*AIM OF THE EXERCISE:* Lines that contain the string "this" are to be copied; leave out all others.

*DATA LISTING:*
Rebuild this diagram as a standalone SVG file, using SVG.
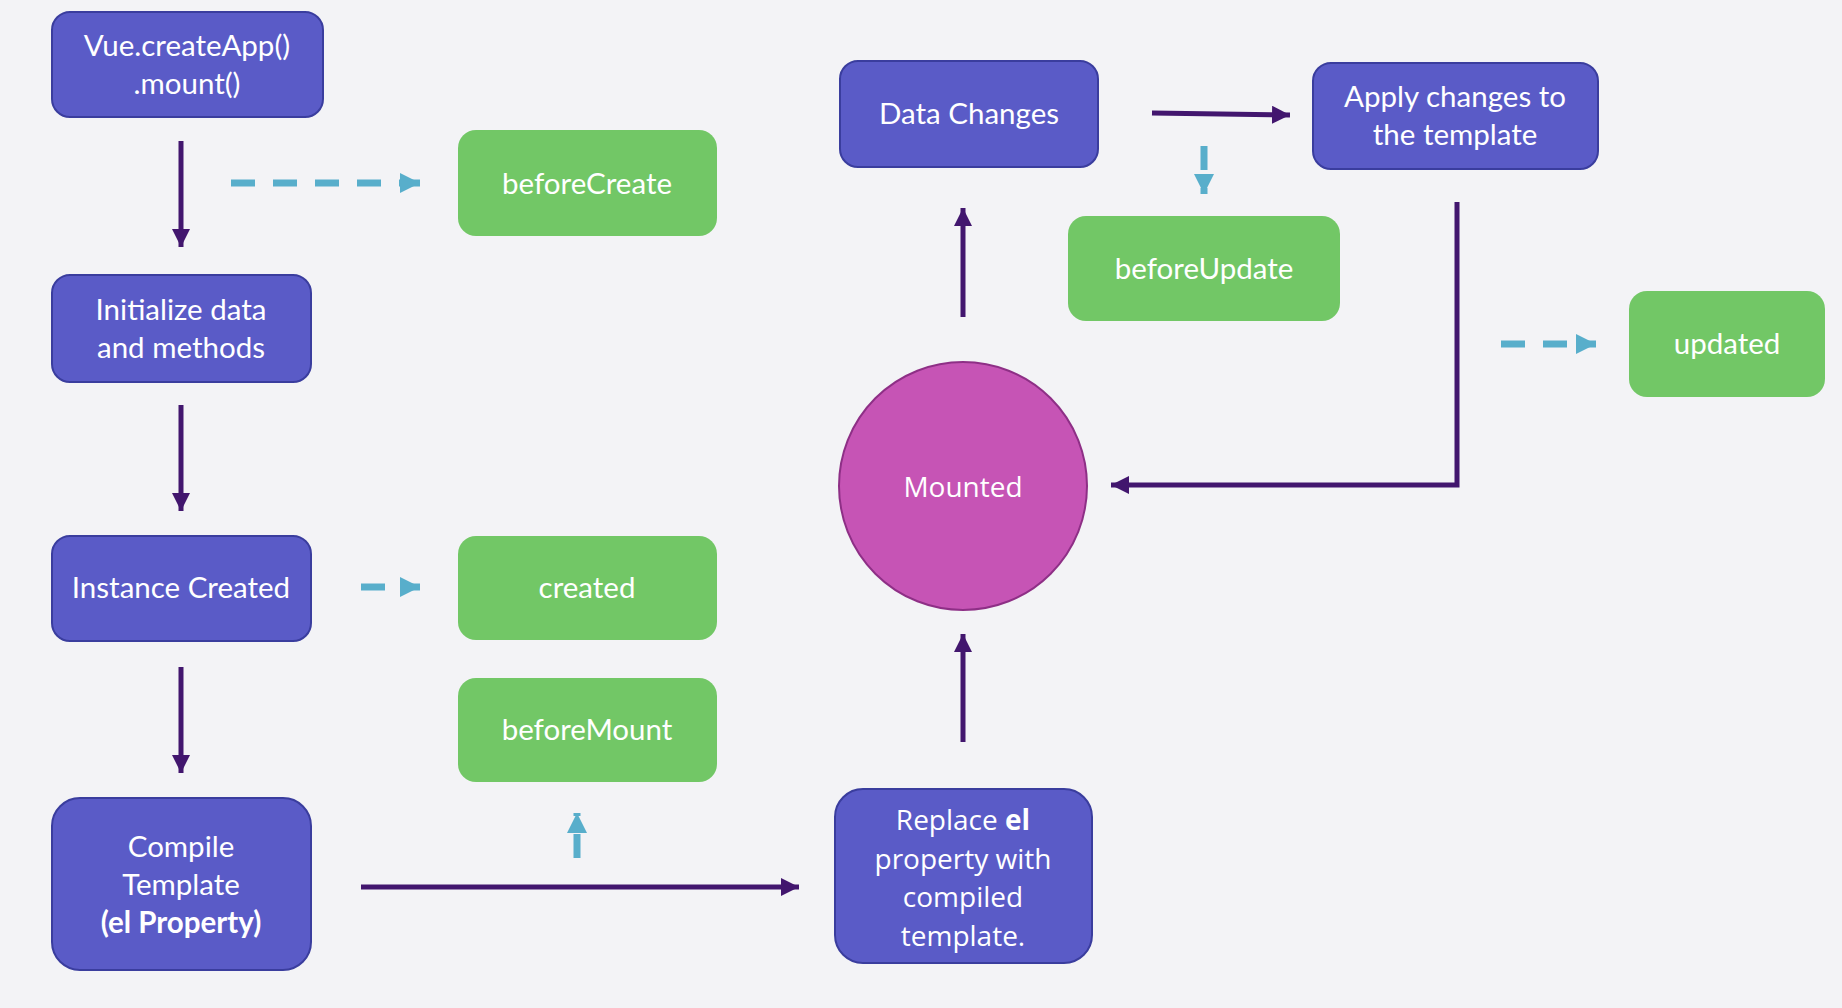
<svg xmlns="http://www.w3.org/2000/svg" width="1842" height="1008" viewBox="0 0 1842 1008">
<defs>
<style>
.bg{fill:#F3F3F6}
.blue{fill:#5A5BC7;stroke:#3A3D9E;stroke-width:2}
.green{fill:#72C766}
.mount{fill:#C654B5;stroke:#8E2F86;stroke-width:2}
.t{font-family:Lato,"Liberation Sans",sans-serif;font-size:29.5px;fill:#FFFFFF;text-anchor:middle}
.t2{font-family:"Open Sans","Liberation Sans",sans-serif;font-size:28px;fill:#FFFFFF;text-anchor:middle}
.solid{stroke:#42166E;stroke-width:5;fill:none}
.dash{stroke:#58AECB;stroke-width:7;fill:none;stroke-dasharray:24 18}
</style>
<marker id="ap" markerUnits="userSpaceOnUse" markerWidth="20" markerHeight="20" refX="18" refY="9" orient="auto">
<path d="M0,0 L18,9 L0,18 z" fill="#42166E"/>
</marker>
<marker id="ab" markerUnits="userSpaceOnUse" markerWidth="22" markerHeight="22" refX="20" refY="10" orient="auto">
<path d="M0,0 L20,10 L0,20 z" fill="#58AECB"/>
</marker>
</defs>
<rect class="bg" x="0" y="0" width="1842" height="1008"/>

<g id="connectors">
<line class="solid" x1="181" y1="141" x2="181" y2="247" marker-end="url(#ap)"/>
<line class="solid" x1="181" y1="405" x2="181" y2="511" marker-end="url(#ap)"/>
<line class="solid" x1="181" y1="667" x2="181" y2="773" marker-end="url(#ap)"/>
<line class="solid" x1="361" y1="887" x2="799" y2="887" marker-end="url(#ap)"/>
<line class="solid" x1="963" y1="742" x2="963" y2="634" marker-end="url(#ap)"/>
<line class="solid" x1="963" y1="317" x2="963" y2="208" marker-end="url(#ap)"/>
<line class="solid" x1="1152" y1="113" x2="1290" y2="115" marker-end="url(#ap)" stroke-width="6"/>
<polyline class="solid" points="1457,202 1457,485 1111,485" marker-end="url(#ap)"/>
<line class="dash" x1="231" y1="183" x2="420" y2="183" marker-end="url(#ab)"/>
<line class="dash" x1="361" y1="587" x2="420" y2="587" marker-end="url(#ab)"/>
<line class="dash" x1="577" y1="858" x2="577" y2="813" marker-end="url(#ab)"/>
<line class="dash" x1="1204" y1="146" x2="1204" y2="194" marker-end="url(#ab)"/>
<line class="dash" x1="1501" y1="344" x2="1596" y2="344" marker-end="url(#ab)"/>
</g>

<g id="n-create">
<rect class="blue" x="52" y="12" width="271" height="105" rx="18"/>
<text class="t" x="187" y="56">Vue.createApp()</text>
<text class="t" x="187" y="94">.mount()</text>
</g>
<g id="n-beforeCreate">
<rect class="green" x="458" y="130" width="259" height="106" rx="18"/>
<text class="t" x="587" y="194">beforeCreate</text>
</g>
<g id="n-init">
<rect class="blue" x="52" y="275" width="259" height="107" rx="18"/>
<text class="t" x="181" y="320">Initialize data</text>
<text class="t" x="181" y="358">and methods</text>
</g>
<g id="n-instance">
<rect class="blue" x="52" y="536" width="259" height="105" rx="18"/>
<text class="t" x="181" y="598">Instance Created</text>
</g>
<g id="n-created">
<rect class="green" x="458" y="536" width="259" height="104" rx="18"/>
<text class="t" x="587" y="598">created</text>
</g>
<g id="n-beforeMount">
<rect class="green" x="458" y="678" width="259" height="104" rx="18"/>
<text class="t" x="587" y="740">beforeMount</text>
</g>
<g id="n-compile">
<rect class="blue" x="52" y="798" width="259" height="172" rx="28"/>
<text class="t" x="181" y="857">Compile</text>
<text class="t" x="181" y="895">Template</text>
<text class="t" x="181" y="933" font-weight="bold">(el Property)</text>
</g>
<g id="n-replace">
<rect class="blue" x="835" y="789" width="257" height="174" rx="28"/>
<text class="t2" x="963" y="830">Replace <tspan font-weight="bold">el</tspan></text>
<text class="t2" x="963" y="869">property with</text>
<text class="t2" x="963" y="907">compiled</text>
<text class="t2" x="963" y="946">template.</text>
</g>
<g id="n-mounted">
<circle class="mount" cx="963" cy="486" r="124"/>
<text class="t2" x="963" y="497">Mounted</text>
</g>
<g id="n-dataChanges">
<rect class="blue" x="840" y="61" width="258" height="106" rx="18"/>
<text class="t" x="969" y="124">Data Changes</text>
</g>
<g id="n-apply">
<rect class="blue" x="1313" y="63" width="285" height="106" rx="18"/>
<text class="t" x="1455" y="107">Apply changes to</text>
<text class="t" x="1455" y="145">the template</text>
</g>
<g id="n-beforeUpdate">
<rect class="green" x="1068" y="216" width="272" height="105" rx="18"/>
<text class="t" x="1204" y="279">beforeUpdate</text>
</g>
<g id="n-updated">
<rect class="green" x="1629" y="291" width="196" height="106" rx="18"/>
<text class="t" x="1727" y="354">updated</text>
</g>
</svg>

---

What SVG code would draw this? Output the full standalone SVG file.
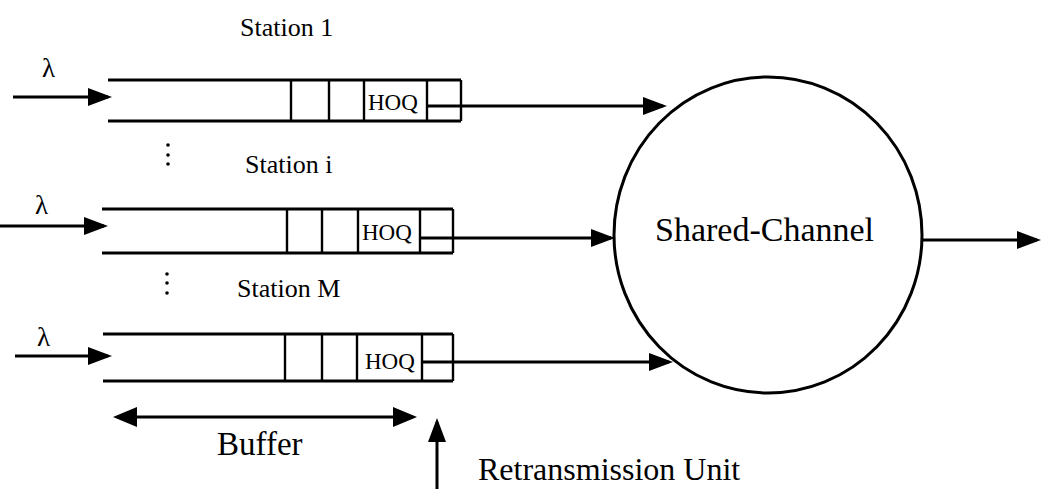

*WRITTEN RESPONSE:*
Rebuild this diagram as a standalone SVG file, using SVG.
What SVG code would draw this? Output the full standalone SVG file.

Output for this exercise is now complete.